It’s more than a serendipitous situation when a topic comes up in the same week that I am moved to write more about how it resonates with me. In the NYT Sunday (11/8/15 ) Opinion section by Paul Krugman, he writes “over a new paper by the economists Angus Deaton (who just won a Nobel) and Anne Case, showing that mortality among middle-aged white Americans has been rising since 1999.” [sic]
Since many of my associates and friends are in this state of despair as well as more than a couple of clients that I see, I think the economics, administrative data you read if you’re following this trend can be, at least as well documented, as Global Warming.

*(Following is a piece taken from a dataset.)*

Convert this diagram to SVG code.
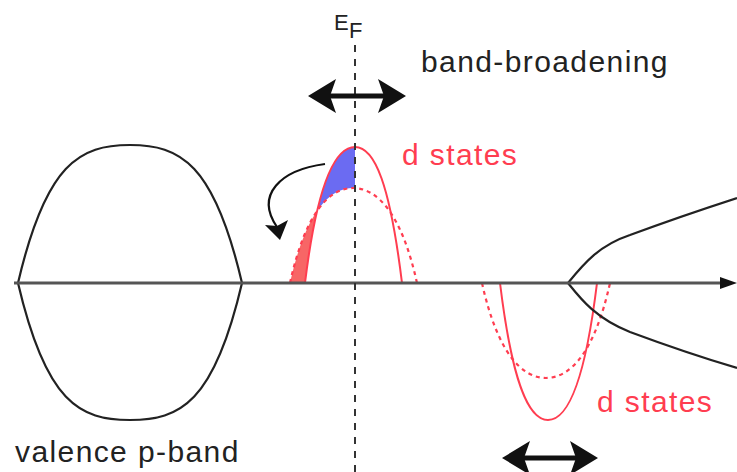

A friend at 66 after being without work for more than five years continues to get up early, opens his laptop and checks all of the job listings for something that looks familiar enough that he can apply to. After sending resumes’ by email, he will put his resume in various envelopes along with other specific information that is required and goes to the Post office to send those big envelopes off. In one week he may receive one phone call from a curious (not interested ) lower level employee asking him for the answers to questions that he had already sent off two weeks ago. He will then have a second cup of coffee and sit on the porch where he is glued to his phone searching for still more job positions that he may have missed. He has done this without fail seven days a week for the past five years, and is in a constant state of despair that reminds me of a modern-day Willy Loman from Arthur Millers; “Death of a Salesman”. When asked when he will stop, he replies “Not until I get a job”.
A thirty-six-year-old woman was sitting next to me on my flight from Oakland, where I had attended a conference on the Future of California NonProfits. I noticed her studying what was obvious to me, the test for a Social Work degree. I commented that it had taken me up to four tries, being more right brain than left, to show that I knew what I was doing to practice in the Mental Health field. She was obviously stressed but needed to talk, so I listened. At thirty-six, she had received her Masters, but without taking the test could not practice, and had been buried at an internship at Children & Family Services for the past five years. She was exhausted and had injured her elbow from a bike injury and was on her way to visit a college friend who was getting married in Hawaii. I didn’t need to push her to confide for she had closed her book and gave in to the neck cushion that surrounded her head. ” I froze my eggs a few months ago. I don’t know what I’m doing, but I’m not happy. I thought….” She went on to say what so few her age are afraid to say, that she was still finding herself, and that, no, working ten-hour days with foster children and their families was not her passion. “I’ll never have what my parents have; house, a savings and a couple of children.” I couldn’t help but be moved by the “matter of fact” way she reported all this. At thirty-six, she appeared just as depressed as my sixty-six-year-old friend.